- Data shown -
◆ ◆ ◆

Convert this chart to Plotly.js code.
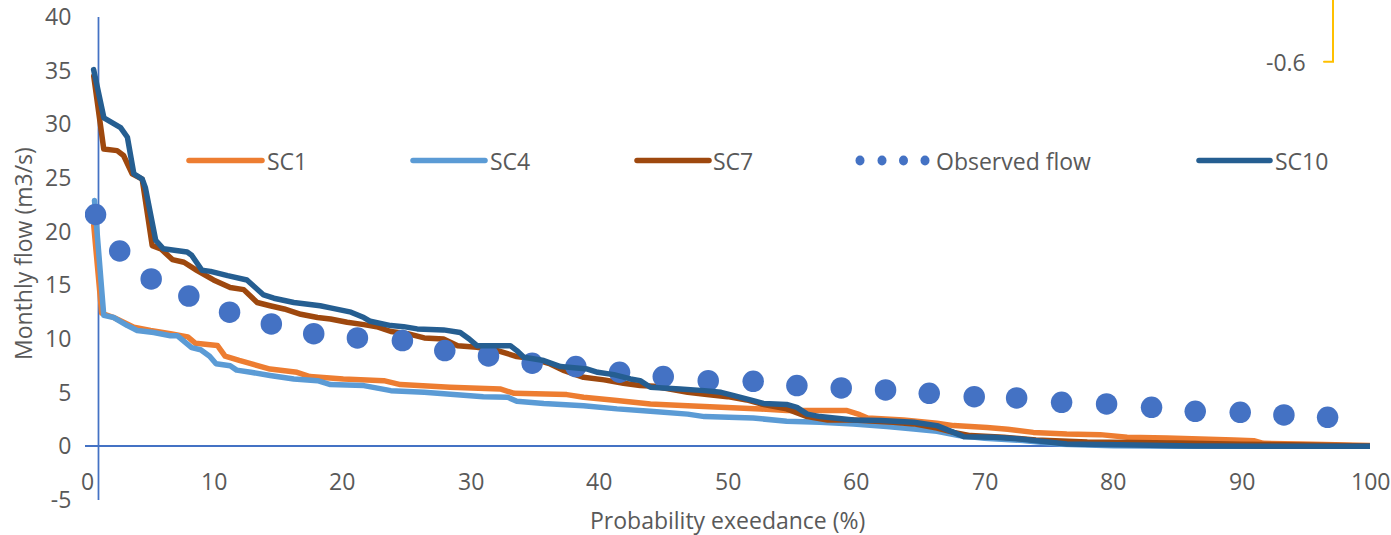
<!DOCTYPE html>
<html><head><meta charset="utf-8">
<script src="https://cdn.plot.ly/plotly-3.0.1.min.js"></script>
<style>html,body{margin:0;padding:0;background:#fff;} #chart{width:1391px;height:535px;}</style>
</head><body><div id="chart"></div>
<script>
// ---------------- data ----------------
const seriesNames = ['SC1', 'SC4', 'SC7', 'Observed flow', 'SC10'];

const sc1X = [0.68,1.3,2.24,3.0,3.8,5.1,6.65,8.0,8.6,10.3,10.9,12.0,12.9,14.4,16.5,17.5,20.1,23.25,24.55,28.4,32.3,33.4,37.5,38.8,41.4,44.0,46.9,49.5,52.6,54.6,59.3,60.3,60.9,63.7,66.3,67.6,70.2,71.8,73.8,76.4,79.0,81.1,84.2,89.4,90.95,91.7,94.6,100];
const sc1Y = [20.6,12.4,12.0,11.56,11.1,10.8,10.5,10.2,9.6,9.4,8.4,8.0,7.7,7.2,6.9,6.5,6.28,6.12,5.75,5.5,5.35,4.94,4.82,4.57,4.26,3.95,3.79,3.63,3.48,3.33,3.33,2.95,2.64,2.46,2.15,1.93,1.75,1.6,1.3,1.15,1.09,0.84,0.78,0.6,0.53,0.28,0.22,0.07];

const sc4X = [0.74,1.46,2.24,3.3,4.06,5.35,6.65,7.2,7.9,8.3,9.0,9.7,10.2,11.3,11.8,12.9,14.4,16.25,18.1,19.1,21.7,23.8,26.4,31.0,32.9,33.6,35.7,38.8,41.4,44.0,46.9,48.2,52.0,54.6,57.2,59.8,62.4,64.5,66.3,68,70,73,76,80,85,100];
const sc4Y = [22.9,12.2,12.0,11.25,10.8,10.6,10.3,10.3,9.6,9.2,9.0,8.4,7.7,7.5,7.1,6.9,6.6,6.28,6.12,5.75,5.66,5.19,5.03,4.63,4.57,4.2,4.0,3.79,3.49,3.26,3.0,2.77,2.64,2.33,2.24,2.09,1.84,1.62,1.4,1.0,0.75,0.55,0.2,0.05,0.0,0.0];

const sc7X = [0.68,1.46,2.5,3.0,3.67,4.45,5.23,5.9,6.8,7.7,8.7,10.0,11.3,12.35,13.4,14.4,15.5,16.8,18.1,19.1,20.4,21.7,22.7,23.8,25.1,26.4,27.9,29.0,30.5,32.1,33.6,34.9,36.2,37.3,38.8,40.4,41.9,43.2,44.3,46.9,48.4,50.0,51.5,52.6,54.6,56.2,57.8,59.8,62.9,64.5,66.3,67.6,68.9,71.5,74.0,78.0,85.0,90.0,95.0,100];
const sc7Y = [34.5,27.7,27.55,27.1,25.4,24.9,18.7,18.4,17.4,17.15,16.4,15.5,14.8,14.6,13.4,13.1,12.8,12.3,12.0,11.87,11.56,11.34,11.15,10.7,10.5,10.1,10.0,9.38,9.23,8.92,8.36,8.15,7.68,7.05,6.43,6.19,5.87,5.66,5.6,5.03,4.82,4.63,4.32,3.95,3.49,2.77,2.46,2.46,2.24,2.09,1.71,1.3,1.0,0.84,0.6,0.4,0.3,0.2,0.12,0.03];

const obsX = [0.82,2.7,5.15,8.08,11.25,14.5,17.8,21.2,24.7,28.0,31.4,34.8,38.2,41.6,45.0,48.5,52.0,55.4,58.85,62.3,65.7,69.2,72.5,76.0,79.5,83.0,86.4,89.9,93.3,96.7];
const obsY = [21.6,18.2,15.6,14.0,12.5,11.4,10.5,10.1,9.85,8.92,8.42,7.74,7.43,6.9,6.5,6.12,6.06,5.66,5.44,5.26,4.94,4.63,4.51,4.1,3.95,3.63,3.26,3.17,2.93,2.7];

const sc10X = [0.67,1.47,2.77,3.3,3.8,4.45,4.7,5.5,6.1,7.95,8.3,9.1,9.77,11.1,12.6,13.9,14.7,16.25,18.3,19.1,20.7,21.7,22.2,23.8,24.8,25.85,27.9,29.2,29.9,30.5,33.1,33.6,34.15,35.7,37.0,39.1,39.9,41.15,42.45,43.2,44.0,46.3,48.2,49.5,50.5,52.0,52.8,54.6,55.4,56.2,57.2,59.8,61.9,64.5,66.3,67.6,68.4,70.7,72.8,74.6,76.4,81.7,86.3,100];
const sc10Y = [35.1,30.6,29.7,28.8,25.4,24.9,24.1,19.2,18.4,18.1,17.8,16.4,16.3,15.9,15.5,14.1,13.8,13.4,13.1,12.9,12.5,12.0,11.65,11.25,11.15,10.94,10.85,10.6,10.0,9.38,9.38,8.92,8.3,7.99,7.43,7.2,6.9,6.68,6.28,6.12,5.5,5.35,5.19,5.03,4.72,4.26,4.0,3.9,3.63,3.0,2.77,2.46,2.4,2.24,1.93,1.3,0.9,0.84,0.69,0.45,0.22,0.12,0.02,0.0];

const xTickVals = [0,10,20,30,40,50,60,70,80,90,100];
const xTickText = ['0','10','20','30','40','50','60','70','80','90','100'];
const yTickVals = [-5,0,5,10,15,20,25,30,35,40];
const yTickText = ['-5','0','5','10','15','20','25','30','35','40'];
const xTitle = 'Probability exeedance (%)';
const yTitle = 'Monthly flow (m3/s)';
const strayLabel = '-0.6';
const yAxisCrossX = 1.05;

// ---------------- styles ----------------
const colors = {SC1:'#ED7D31', SC4:'#5B9BD5', SC7:'#9E480E', 'Observed flow':'#4472C4', SC10:'#255E91'};
const FONT = '"Open Sans", "Noto Sans", sans-serif';
const FS = 23;
const TXT = '#595959';
const AXIS = '#4472C4';

const M = {l:85, r:21, t:17, b:35};
const W = 1391 - M.l - M.r, H = 535 - M.t - M.b;
const px = x => (x - M.l) / W;
const py = y => (M.t + H - y) / H;

const lineW = 5.5;
function lineTrace(name, x, y) {
  return {type:'scatter', mode:'lines', name, x, y, showlegend:false,
    line:{color:colors[name], width:lineW, simplify:false}, hoverinfo:'skip'};
}
const traces = [
  lineTrace('SC1', sc1X, sc1Y),
  lineTrace('SC4', sc4X, sc4Y),
  lineTrace('SC7', sc7X, sc7Y),
  {type:'scatter', mode:'markers', name:'Observed flow', x:obsX, y:obsY, showlegend:false,
   marker:{color:colors['Observed flow'], size:21.5, line:{width:0}}, hoverinfo:'skip'},
  lineTrace('SC10', sc10X, sc10Y)
];

const annotations = [];
const shapes = [];
// x tick labels placed beside the y=0 axis line
xTickVals.forEach((v, i) => annotations.push({
  xref:'x', yref:'y', x:v, y:0, yshift:-35, xshift:(v === 0 ? 2 : 0), text:xTickText[i], showarrow:false,
  xanchor:'center', yanchor:'middle', font:{family:FONT, size:FS, color:TXT}
}));
annotations.push({xref:'paper', yref:'paper', x:px(727), y:py(520), text:xTitle, showarrow:false,
  xanchor:'center', yanchor:'middle', font:{family:FONT, size:FS, color:TXT}});
annotations.push({xref:'paper', yref:'paper', x:px(23), y:py(254), text:yTitle, showarrow:false,
  textangle:-90, xanchor:'center', yanchor:'middle', font:{family:FONT, size:FS, color:TXT}});
annotations.push({xref:'paper', yref:'paper', x:px(1308), y:py(62), text:strayLabel, showarrow:false,
  xanchor:'right', yanchor:'middle', font:{family:FONT, size:FS, color:TXT}});

// vertical axis line
shapes.push({type:'line', xref:'x', yref:'y', x0:yAxisCrossX, x1:yAxisCrossX, y0:-5, y1:40,
  line:{color:AXIS, width:1.75}, layer:'below'});
// stray yellow bracket (top right)
shapes.push({type:'path', xref:'paper', yref:'paper',
  path:`M ${px(1333)} ${py(-2)} L ${px(1333)} ${py(61.7)} L ${px(1324)} ${py(61.7)}`,
  line:{color:'#FFC000', width:2}});

// manual legend
const legY = 160.5;
const legendItems = [
  {name:'SC1', x0:189, x1:262, tx:265},
  {name:'SC4', x0:413, x1:485, tx:488},
  {name:'SC7', x0:637, x1:709, tx:711},
  {name:'Observed flow', dots:[860,882,903.5,925], tx:934},
  {name:'SC10', x0:1199, x1:1270, tx:1273}
];
legendItems.forEach(it => {
  if (it.dots) {
    it.dots.forEach(d => shapes.push({type:'circle', xref:'paper', yref:'paper',
      x0:px(d-4.5), x1:px(d+4.5), y0:py(legY+5), y1:py(legY-5),
      fillcolor:colors[it.name], line:{width:0}}));
  } else {
    shapes.push({type:'line', xref:'paper', yref:'paper', x0:px(it.x0), x1:px(it.x1),
      y0:py(legY), y1:py(legY), line:{color:colors[it.name], width:lineW}});
  }
  annotations.push({xref:'paper', yref:'paper', x:px(it.tx), y:py(legY), text:it.name,
    showarrow:false, xanchor:'left', yanchor:'middle', font:{family:FONT, size:FS, color:TXT}});
});

const layout = {
  width:1391, height:535, margin:M, paper_bgcolor:'#fff', plot_bgcolor:'#fff',
  showlegend:false,
  xaxis:{range:[0,100], showticklabels:false, showgrid:false, zeroline:false, showline:false, ticks:''},
  yaxis:{range:[-5,40], tickvals:yTickVals, ticktext:yTickText, showgrid:false, showline:false,
    zeroline:true, zerolinecolor:AXIS, zerolinewidth:1.75,
    ticks:'outside', ticklen:8, tickcolor:'rgba(0,0,0,0)',
    tickfont:{family:FONT, size:FS, color:TXT}},
  annotations, shapes
};

Plotly.newPlot('chart', traces, layout, {staticPlot:true, displayModeBar:false}).then(gd => {
  gd.querySelectorAll('.scatterlayer path.js-line').forEach(p => {
    p.style.strokeLinecap = 'round';
    p.style.strokeLinejoin = 'round';
  });
  gd.querySelectorAll('.shapelayer path').forEach(p => { p.style.strokeLinecap = 'round'; });
});
</script>
</body></html>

◆ ◆ ◆

- Given instruction -
Identify every line above that includes the word "chart", and show those lines.

- Result below -
Convert this chart to Plotly.js code.
<style>html,body{margin:0;padding:0;background:#fff;} #chart{width:1391px;height:535px;}</style>
</head><body><div id="chart"></div>
Plotly.newPlot('chart', traces, layout, {staticPlot:true, displayModeBar:false}).then(gd => {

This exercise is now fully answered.